**DATA EXTRACT**

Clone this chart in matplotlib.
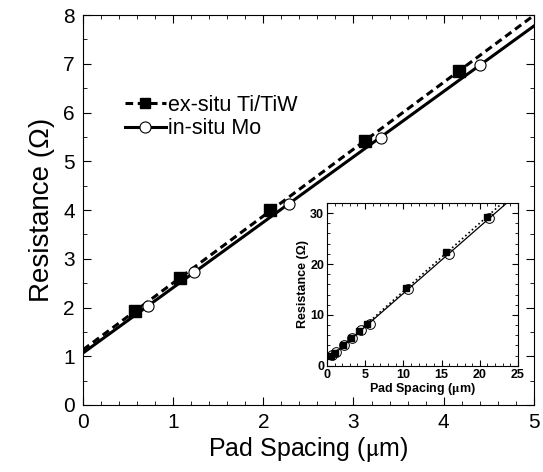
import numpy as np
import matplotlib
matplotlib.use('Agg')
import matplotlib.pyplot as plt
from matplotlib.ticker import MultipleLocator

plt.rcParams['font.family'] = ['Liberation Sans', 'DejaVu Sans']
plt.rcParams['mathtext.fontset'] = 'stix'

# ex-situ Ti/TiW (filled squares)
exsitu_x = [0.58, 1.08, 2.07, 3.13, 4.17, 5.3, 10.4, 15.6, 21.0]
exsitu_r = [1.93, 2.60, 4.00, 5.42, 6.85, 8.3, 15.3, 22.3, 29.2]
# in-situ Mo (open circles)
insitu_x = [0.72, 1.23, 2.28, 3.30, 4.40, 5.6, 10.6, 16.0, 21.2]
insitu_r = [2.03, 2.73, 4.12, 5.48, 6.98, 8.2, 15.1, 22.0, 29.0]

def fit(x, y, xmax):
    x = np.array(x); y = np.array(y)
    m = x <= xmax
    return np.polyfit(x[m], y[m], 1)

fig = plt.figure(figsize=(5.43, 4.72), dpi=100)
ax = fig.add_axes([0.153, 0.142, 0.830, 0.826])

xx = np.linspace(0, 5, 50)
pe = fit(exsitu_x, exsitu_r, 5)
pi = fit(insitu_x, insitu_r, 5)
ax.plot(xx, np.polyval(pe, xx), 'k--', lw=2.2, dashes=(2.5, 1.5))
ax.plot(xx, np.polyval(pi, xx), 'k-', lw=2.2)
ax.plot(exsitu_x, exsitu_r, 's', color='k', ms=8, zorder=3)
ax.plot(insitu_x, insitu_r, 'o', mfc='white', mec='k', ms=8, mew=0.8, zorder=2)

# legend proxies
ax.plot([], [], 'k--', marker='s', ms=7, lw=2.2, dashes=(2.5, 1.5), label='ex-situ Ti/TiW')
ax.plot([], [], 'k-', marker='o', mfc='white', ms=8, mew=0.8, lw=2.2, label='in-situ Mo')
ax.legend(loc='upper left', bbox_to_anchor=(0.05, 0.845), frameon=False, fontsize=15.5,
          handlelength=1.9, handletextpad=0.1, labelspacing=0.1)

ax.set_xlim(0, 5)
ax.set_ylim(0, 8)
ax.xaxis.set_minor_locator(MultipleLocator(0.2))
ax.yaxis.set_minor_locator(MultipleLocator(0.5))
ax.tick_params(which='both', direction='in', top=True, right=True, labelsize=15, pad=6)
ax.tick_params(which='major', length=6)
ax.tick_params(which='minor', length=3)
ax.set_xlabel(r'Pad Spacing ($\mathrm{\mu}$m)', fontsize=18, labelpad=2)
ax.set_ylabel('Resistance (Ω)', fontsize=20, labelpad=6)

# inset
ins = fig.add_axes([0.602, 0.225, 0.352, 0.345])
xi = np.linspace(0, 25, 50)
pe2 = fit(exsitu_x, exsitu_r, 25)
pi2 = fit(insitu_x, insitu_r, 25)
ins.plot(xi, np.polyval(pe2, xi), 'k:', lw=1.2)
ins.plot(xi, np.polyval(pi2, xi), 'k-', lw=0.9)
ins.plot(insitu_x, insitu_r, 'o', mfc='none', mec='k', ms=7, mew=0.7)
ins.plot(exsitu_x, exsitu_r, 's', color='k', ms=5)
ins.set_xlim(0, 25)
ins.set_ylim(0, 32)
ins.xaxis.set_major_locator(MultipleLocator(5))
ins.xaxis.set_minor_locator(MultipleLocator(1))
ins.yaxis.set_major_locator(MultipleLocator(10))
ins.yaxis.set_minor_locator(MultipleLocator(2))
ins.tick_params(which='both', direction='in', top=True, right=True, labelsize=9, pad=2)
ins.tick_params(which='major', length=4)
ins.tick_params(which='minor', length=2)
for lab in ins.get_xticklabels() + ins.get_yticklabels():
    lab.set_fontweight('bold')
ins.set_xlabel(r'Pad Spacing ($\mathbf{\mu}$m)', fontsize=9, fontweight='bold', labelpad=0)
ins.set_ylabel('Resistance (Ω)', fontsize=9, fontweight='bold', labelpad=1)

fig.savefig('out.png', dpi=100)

**OBJECTIVE**
Repeat all the data as it stands, dropping any images it holds.

**FINISHED TASK**
Clone this chart in matplotlib.
import numpy as np
import matplotlib
matplotlib.use('Agg')
import matplotlib.pyplot as plt
from matplotlib.ticker import MultipleLocator

plt.rcParams['font.family'] = ['Liberation Sans', 'DejaVu Sans']
plt.rcParams['mathtext.fontset'] = 'stix'

# ex-situ Ti/TiW (filled squares)
exsitu_x = [0.58, 1.08, 2.07, 3.13, 4.17, 5.3, 10.4, 15.6, 21.0]
exsitu_r = [1.93, 2.60, 4.00, 5.42, 6.85, 8.3, 15.3, 22.3, 29.2]
# in-situ Mo (open circles)
insitu_x = [0.72, 1.23, 2.28, 3.30, 4.40, 5.6, 10.6, 16.0, 21.2]
insitu_r = [2.03, 2.73, 4.12, 5.48, 6.98, 8.2, 15.1, 22.0, 29.0]

def fit(x, y, xmax):
    x = np.array(x); y = np.array(y)
    m = x <= xmax
    return np.polyfit(x[m], y[m], 1)

fig = plt.figure(figsize=(5.43, 4.72), dpi=100)
ax = fig.add_axes([0.153, 0.142, 0.830, 0.826])

xx = np.linspace(0, 5, 50)
pe = fit(exsitu_x, exsitu_r, 5)
pi = fit(insitu_x, insitu_r, 5)
ax.plot(xx, np.polyval(pe, xx), 'k--', lw=2.2, dashes=(2.5, 1.5))
ax.plot(xx, np.polyval(pi, xx), 'k-', lw=2.2)
ax.plot(exsitu_x, exsitu_r, 's', color='k', ms=8, zorder=3)
ax.plot(insitu_x, insitu_r, 'o', mfc='white', mec='k', ms=8, mew=0.8, zorder=2)

# legend proxies
ax.plot([], [], 'k--', marker='s', ms=7, lw=2.2, dashes=(2.5, 1.5), label='ex-situ Ti/TiW')
ax.plot([], [], 'k-', marker='o', mfc='white', ms=8, mew=0.8, lw=2.2, label='in-situ Mo')
ax.legend(loc='upper left', bbox_to_anchor=(0.05, 0.845), frameon=False, fontsize=15.5,
          handlelength=1.9, handletextpad=0.1, labelspacing=0.1)

ax.set_xlim(0, 5)
ax.set_ylim(0, 8)
ax.xaxis.set_minor_locator(MultipleLocator(0.2))
ax.yaxis.set_minor_locator(MultipleLocator(0.5))
ax.tick_params(which='both', direction='in', top=True, right=True, labelsize=15, pad=6)
ax.tick_params(which='major', length=6)
ax.tick_params(which='minor', length=3)
ax.set_xlabel(r'Pad Spacing ($\mathrm{\mu}$m)', fontsize=18, labelpad=2)
ax.set_ylabel('Resistance (Ω)', fontsize=20, labelpad=6)

# inset
ins = fig.add_axes([0.602, 0.225, 0.352, 0.345])
xi = np.linspace(0, 25, 50)
pe2 = fit(exsitu_x, exsitu_r, 25)
pi2 = fit(insitu_x, insitu_r, 25)
ins.plot(xi, np.polyval(pe2, xi), 'k:', lw=1.2)
ins.plot(xi, np.polyval(pi2, xi), 'k-', lw=0.9)
ins.plot(insitu_x, insitu_r, 'o', mfc='none', mec='k', ms=7, mew=0.7)
ins.plot(exsitu_x, exsitu_r, 's', color='k', ms=5)
ins.set_xlim(0, 25)
ins.set_ylim(0, 32)
ins.xaxis.set_major_locator(MultipleLocator(5))
ins.xaxis.set_minor_locator(MultipleLocator(1))
ins.yaxis.set_major_locator(MultipleLocator(10))
ins.yaxis.set_minor_locator(MultipleLocator(2))
ins.tick_params(which='both', direction='in', top=True, right=True, labelsize=9, pad=2)
ins.tick_params(which='major', length=4)
ins.tick_params(which='minor', length=2)
for lab in ins.get_xticklabels() + ins.get_yticklabels():
    lab.set_fontweight('bold')
ins.set_xlabel(r'Pad Spacing ($\mathbf{\mu}$m)', fontsize=9, fontweight='bold', labelpad=0)
ins.set_ylabel('Resistance (Ω)', fontsize=9, fontweight='bold', labelpad=1)

fig.savefig('out.png', dpi=100)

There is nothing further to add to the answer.